Problem requirements | Reproduce each line of the material exactly, minus any picture.

Data block |
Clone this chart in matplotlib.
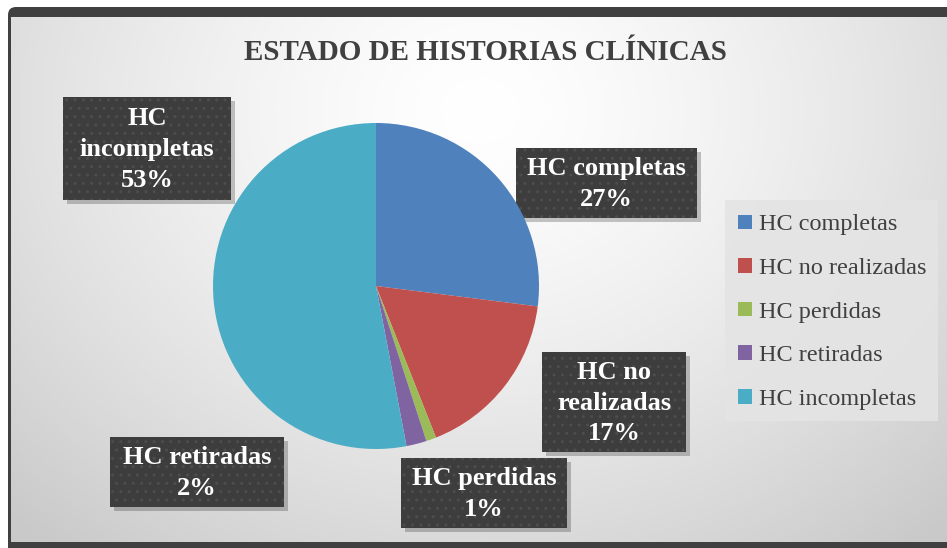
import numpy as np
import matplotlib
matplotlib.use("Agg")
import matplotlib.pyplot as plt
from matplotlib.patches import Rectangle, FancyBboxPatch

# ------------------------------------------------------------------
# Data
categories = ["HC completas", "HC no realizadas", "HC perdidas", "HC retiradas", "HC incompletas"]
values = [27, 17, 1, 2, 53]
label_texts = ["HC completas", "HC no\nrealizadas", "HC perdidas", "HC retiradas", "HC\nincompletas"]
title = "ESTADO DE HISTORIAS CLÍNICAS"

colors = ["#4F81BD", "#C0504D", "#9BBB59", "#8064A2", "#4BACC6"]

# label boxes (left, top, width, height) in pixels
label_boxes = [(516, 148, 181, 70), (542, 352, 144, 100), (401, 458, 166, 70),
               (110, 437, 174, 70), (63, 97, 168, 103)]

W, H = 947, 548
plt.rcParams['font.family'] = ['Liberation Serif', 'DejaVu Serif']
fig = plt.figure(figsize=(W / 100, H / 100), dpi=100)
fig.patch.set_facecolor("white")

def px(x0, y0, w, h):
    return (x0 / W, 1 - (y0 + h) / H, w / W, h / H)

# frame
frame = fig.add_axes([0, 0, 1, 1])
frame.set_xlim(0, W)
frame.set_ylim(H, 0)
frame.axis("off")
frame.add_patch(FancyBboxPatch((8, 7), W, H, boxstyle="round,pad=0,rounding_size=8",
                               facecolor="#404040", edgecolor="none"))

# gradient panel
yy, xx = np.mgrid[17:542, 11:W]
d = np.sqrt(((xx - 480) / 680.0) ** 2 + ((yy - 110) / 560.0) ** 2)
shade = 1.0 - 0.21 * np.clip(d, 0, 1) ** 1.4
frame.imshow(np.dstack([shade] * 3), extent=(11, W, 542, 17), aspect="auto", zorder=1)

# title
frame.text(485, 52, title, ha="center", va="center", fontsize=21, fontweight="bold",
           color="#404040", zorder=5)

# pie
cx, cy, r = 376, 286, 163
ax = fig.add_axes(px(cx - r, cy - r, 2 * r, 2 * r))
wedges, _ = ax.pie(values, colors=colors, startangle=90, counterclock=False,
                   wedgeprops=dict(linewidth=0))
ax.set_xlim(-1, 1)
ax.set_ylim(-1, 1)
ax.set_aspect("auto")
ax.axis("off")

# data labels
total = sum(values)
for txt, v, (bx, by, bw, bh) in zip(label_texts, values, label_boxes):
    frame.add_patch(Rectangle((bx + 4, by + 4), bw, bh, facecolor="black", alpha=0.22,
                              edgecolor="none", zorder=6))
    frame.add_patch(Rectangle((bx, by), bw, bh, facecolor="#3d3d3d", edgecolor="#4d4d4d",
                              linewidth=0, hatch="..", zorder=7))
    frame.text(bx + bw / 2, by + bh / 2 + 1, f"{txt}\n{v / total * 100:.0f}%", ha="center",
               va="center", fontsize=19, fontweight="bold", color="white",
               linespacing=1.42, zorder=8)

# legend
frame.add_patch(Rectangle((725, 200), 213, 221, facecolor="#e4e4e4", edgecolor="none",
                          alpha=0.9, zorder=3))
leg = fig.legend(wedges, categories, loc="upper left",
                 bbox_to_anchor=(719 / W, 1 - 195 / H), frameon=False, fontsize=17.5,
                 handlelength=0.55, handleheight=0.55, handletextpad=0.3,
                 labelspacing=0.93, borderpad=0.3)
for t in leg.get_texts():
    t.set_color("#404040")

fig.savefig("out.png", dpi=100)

Problem solution |
Clone this chart in matplotlib.
import numpy as np
import matplotlib
matplotlib.use("Agg")
import matplotlib.pyplot as plt
from matplotlib.patches import Rectangle, FancyBboxPatch

# ------------------------------------------------------------------
# Data
categories = ["HC completas", "HC no realizadas", "HC perdidas", "HC retiradas", "HC incompletas"]
values = [27, 17, 1, 2, 53]
label_texts = ["HC completas", "HC no\nrealizadas", "HC perdidas", "HC retiradas", "HC\nincompletas"]
title = "ESTADO DE HISTORIAS CLÍNICAS"

colors = ["#4F81BD", "#C0504D", "#9BBB59", "#8064A2", "#4BACC6"]

# label boxes (left, top, width, height) in pixels
label_boxes = [(516, 148, 181, 70), (542, 352, 144, 100), (401, 458, 166, 70),
               (110, 437, 174, 70), (63, 97, 168, 103)]

W, H = 947, 548
plt.rcParams['font.family'] = ['Liberation Serif', 'DejaVu Serif']
fig = plt.figure(figsize=(W / 100, H / 100), dpi=100)
fig.patch.set_facecolor("white")

def px(x0, y0, w, h):
    return (x0 / W, 1 - (y0 + h) / H, w / W, h / H)

# frame
frame = fig.add_axes([0, 0, 1, 1])
frame.set_xlim(0, W)
frame.set_ylim(H, 0)
frame.axis("off")
frame.add_patch(FancyBboxPatch((8, 7), W, H, boxstyle="round,pad=0,rounding_size=8",
                               facecolor="#404040", edgecolor="none"))

# gradient panel
yy, xx = np.mgrid[17:542, 11:W]
d = np.sqrt(((xx - 480) / 680.0) ** 2 + ((yy - 110) / 560.0) ** 2)
shade = 1.0 - 0.21 * np.clip(d, 0, 1) ** 1.4
frame.imshow(np.dstack([shade] * 3), extent=(11, W, 542, 17), aspect="auto", zorder=1)

# title
frame.text(485, 52, title, ha="center", va="center", fontsize=21, fontweight="bold",
           color="#404040", zorder=5)

# pie
cx, cy, r = 376, 286, 163
ax = fig.add_axes(px(cx - r, cy - r, 2 * r, 2 * r))
wedges, _ = ax.pie(values, colors=colors, startangle=90, counterclock=False,
                   wedgeprops=dict(linewidth=0))
ax.set_xlim(-1, 1)
ax.set_ylim(-1, 1)
ax.set_aspect("auto")
ax.axis("off")

# data labels
total = sum(values)
for txt, v, (bx, by, bw, bh) in zip(label_texts, values, label_boxes):
    frame.add_patch(Rectangle((bx + 4, by + 4), bw, bh, facecolor="black", alpha=0.22,
                              edgecolor="none", zorder=6))
    frame.add_patch(Rectangle((bx, by), bw, bh, facecolor="#3d3d3d", edgecolor="#4d4d4d",
                              linewidth=0, hatch="..", zorder=7))
    frame.text(bx + bw / 2, by + bh / 2 + 1, f"{txt}\n{v / total * 100:.0f}%", ha="center",
               va="center", fontsize=19, fontweight="bold", color="white",
               linespacing=1.42, zorder=8)

# legend
frame.add_patch(Rectangle((725, 200), 213, 221, facecolor="#e4e4e4", edgecolor="none",
                          alpha=0.9, zorder=3))
leg = fig.legend(wedges, categories, loc="upper left",
                 bbox_to_anchor=(719 / W, 1 - 195 / H), frameon=False, fontsize=17.5,
                 handlelength=0.55, handleheight=0.55, handletextpad=0.3,
                 labelspacing=0.93, borderpad=0.3)
for t in leg.get_texts():
    t.set_color("#404040")

fig.savefig("out.png", dpi=100)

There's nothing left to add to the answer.